This past weekend, my husband and son left for a camping trip.
My daughters and I enjoyed every minute.
Two and a half days largely looked like...coffee, bookstore, glitter art, toe nail painting, hair brush dancing, sushi, gelato, tulips, pancakes, mass and sea salt caramels. The only thing that kept us from a bike ride was the Sunday "New York Times" and the rain.
After saying prayers, singing songs and lavishing kisses, I closed the door and headed to the kitchen to pour a generous glass of wine, excited to go upstairs and write or read or peruse Netflix...and breathe...alone.
While gulping the red, I heard my Kate's (8) feet on the stairs and slid my journal to the side of the bed in anticipation of an extra cuddle or story. "Mama...why are you always writing? I guess...what are you writing? I mean, can I read that?"
"Well, I guess I write because I can't help myself. I've always written. You know how you love to play the piano and make all kinds of art? Even when you're not trying, you're putting something together with twine or buttons or twigs or canvas...everything is art for you...that's how words and stories are for me."

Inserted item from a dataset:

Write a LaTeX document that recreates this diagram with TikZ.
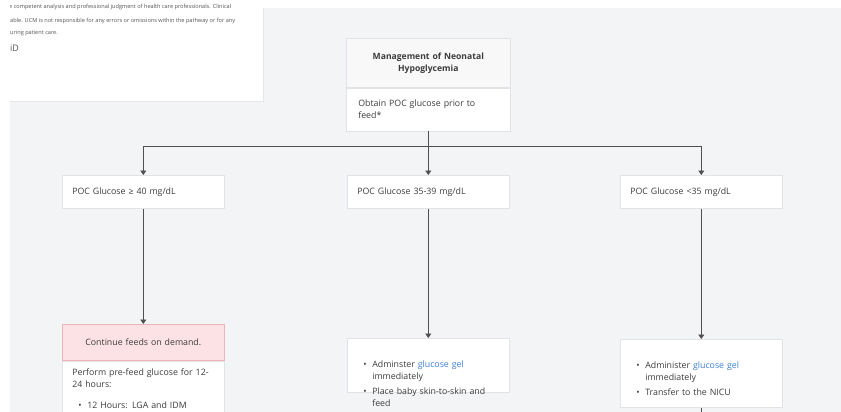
\documentclass[tikz,border=0pt]{standalone}
\usepackage{fontspec}
\setmainfont{Open Sans}
\usetikzlibrary{arrows.meta}
\definecolor{bg}{HTML}{F3F4F6}
\definecolor{bd}{HTML}{E1E3E6}
\definecolor{txt}{HTML}{3C3C3C}
\definecolor{hdr}{HTML}{F8F8F8}
\definecolor{pinkf}{HTML}{FDE2E5}
\definecolor{pinkb}{HTML}{F0B3B9}
\definecolor{linkc}{HTML}{3D7FD4}
\definecolor{ln}{HTML}{505050}
\definecolor{paneltxt}{HTML}{555555}
\definecolor{paneledge}{HTML}{E6E7EA}
\newcommand{\bul}[1]{\par\noindent\hspace*{6pt}\makebox[9pt][l]{\textbullet}\parbox[t]{127pt}{\raggedright #1}\par}
\tikzset{
  box/.style={draw=bd, fill=white, line width=0.6pt, text=txt, inner xsep=10pt,
    font=\fontsize{8.8}{12}\selectfont},
  glu/.style={box, anchor=north west, minimum width=162pt, minimum height=33pt, align=left, text width=142pt},
  list/.style={box, anchor=north west, text width=142pt, align=left, inner ysep=12pt,
    execute at begin node={\setlength{\parskip}{5pt}}},
  conn/.style={draw=ln, line width=0.8pt},
  arr/.style={conn, -{Triangle[width=6pt,length=4.5pt]}},
  ptext/.style={anchor=base west, inner sep=0pt, text=paneltxt, font=\fontsize{5.6}{6}\selectfont}
}
\begin{document}
\begin{tikzpicture}[x=1pt,y=-1pt]
\useasboundingbox (0,0) rectangle (841,412);
\clip (0,0) rectangle (841,412);
% backgrounds
\fill[white] (0,0) rectangle (841,412);
\fill[bg] (10,8) rectangle (841,412);
\fill[white] (10,8) rectangle (263,101);
\draw[color=paneledge, line width=0.6pt] (263,8) -- (263,101) -- (10,101);
\begin{scope}
  \clip (10,0) rectangle (263,101);
  \node[ptext] (pt1) at (9,9) {e competent analysis and professional judgment of health care professionals. Clinical};
  \node[ptext] (pt2) at (10,23) {able. UCM is not responsible for any errors or omissions within the pathway or for any};
  \node[ptext] (pt3) at (10,35) {uring patient care.};
  \node[ptext, font=\fontsize{9}{10}\selectfont] (pt4) at (10,52) {iD};
\end{scope}
% title
\node[box, fill=hdr, anchor=north west, minimum width=164pt, minimum height=49pt,
  text width=144pt, align=center, font=\fontsize{8.6}{12}\selectfont\bfseries] (hdr) at (346,38)
  {Management of Neonatal\\Hypoglycemia};
\node[box, anchor=north west, minimum width=164pt, minimum height=43pt,
  text width=140pt, inner xsep=12pt, align=left] (start) at (hdr.south west)
  {Obtain POC glucose prior to\\feed*};
% glucose boxes
\node[glu] (g1) at (62,175) {POC Glucose ≥ 40 mg/dL};
\node[glu] (g2) at (347,175) {POC Glucose 35-39 mg/dL};
\node[glu] (g3) at (620,175) {POC Glucose <35 mg/dL};
% lower boxes
\node[box, fill=pinkf, draw=pinkb, anchor=north west, minimum width=162pt, minimum height=36pt,
  text width=142pt, align=center] (c1h) at (62,324) {Continue feeds on demand.};
\node[box, anchor=north west, text width=142pt, align=left, inner ysep=8pt, text depth=30pt] (c1b) at (c1h.south west)
  {Perform pre-feed glucose for 12-\\24 hours:\par\vspace{9pt}\bul{12 Hours: LGA and IDM}};
\node[list, text depth=30pt] (c2) at (347,338)
  {\bul{\rule{0pt}{10pt}Adminster \textcolor{linkc}{glucose gel}\\immediately}\bul{Place baby skin-to-skin and\\feed}};
\node[list] (c3) at (620,339)
  {\bul{\rule{0pt}{10pt}Administer \textcolor{linkc}{glucose gel}\\immediately}\bul{Transfer to the NICU}};
% connectors
\path (start.south) ++(0,15) coordinate (split);
\draw[conn] (start.south) -- (split);
\draw[arr] (split) -| (g1.north);
\draw[arr] (split) -- (g2.north);
\draw[arr] (split) -| (g3.north);
\draw[arr] (g1.south) -- (c1h.north);
\draw[arr] (g2.south) -- (c2.north);
\draw[arr] (g3.south) -- (c3.north);
\path (c3.south) ++(0,15) coordinate (c3out);
\draw[conn] (c3.south) -- (c3out);
\end{tikzpicture}
\end{document}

"Yes...that's right. But I let you see it, my art and music, I mean," retorts Kate still resolute on reading my chicken scratch.
"I know what you mean, but sometimes, there are pieces of us that we're not entirely ready to share with the world and so, we respect that in each other. I know that you have a diary and that you choose to keep it private. I think that's important. And well, soon enough, I suppose, you can read the stories that I've been composing and sharing on my blog over the last years. You may get a kick out of them or you may, well, I guess you can be the judge of that."
After a seemingly satisfied look and a big hug and kiss, her question got me thinking about the sharing of my stories. When I began my blog, Sam, our oldest was 6...now he is 11. Kate was 3 and now she is 8. And Claire, well she wasn't yet a year old. They're growing and so too is their desire to know more about the inner workings of me. What stories do I tell and why? I'm sure that some of the blog entries will make them laugh, others will probably cause them to blush, some may even elicit a "What the hell were you thinking, mom" response. But regardless, I hope that they can feel a level of honesty and authenticity that better helps them to get a window into the woman I am especially when I can't be as frank as I'd like to be.
With regard to my journals, well, they'll have to pry them from my cold, dead hands. I'm sure they'll be buried in some random moth ball filled boxes in the cellar, half written, the ravings of a mad woman. But maybe, just maybe, they'll read and think, "Right on...our mom was a bad ass who happened to make peanut butter and jelly sandwiches...we just didn't know all of these sides of her." Or, maybe they'll be horrified. Who knows? For now, the stories stay with me. And I think, that's okay.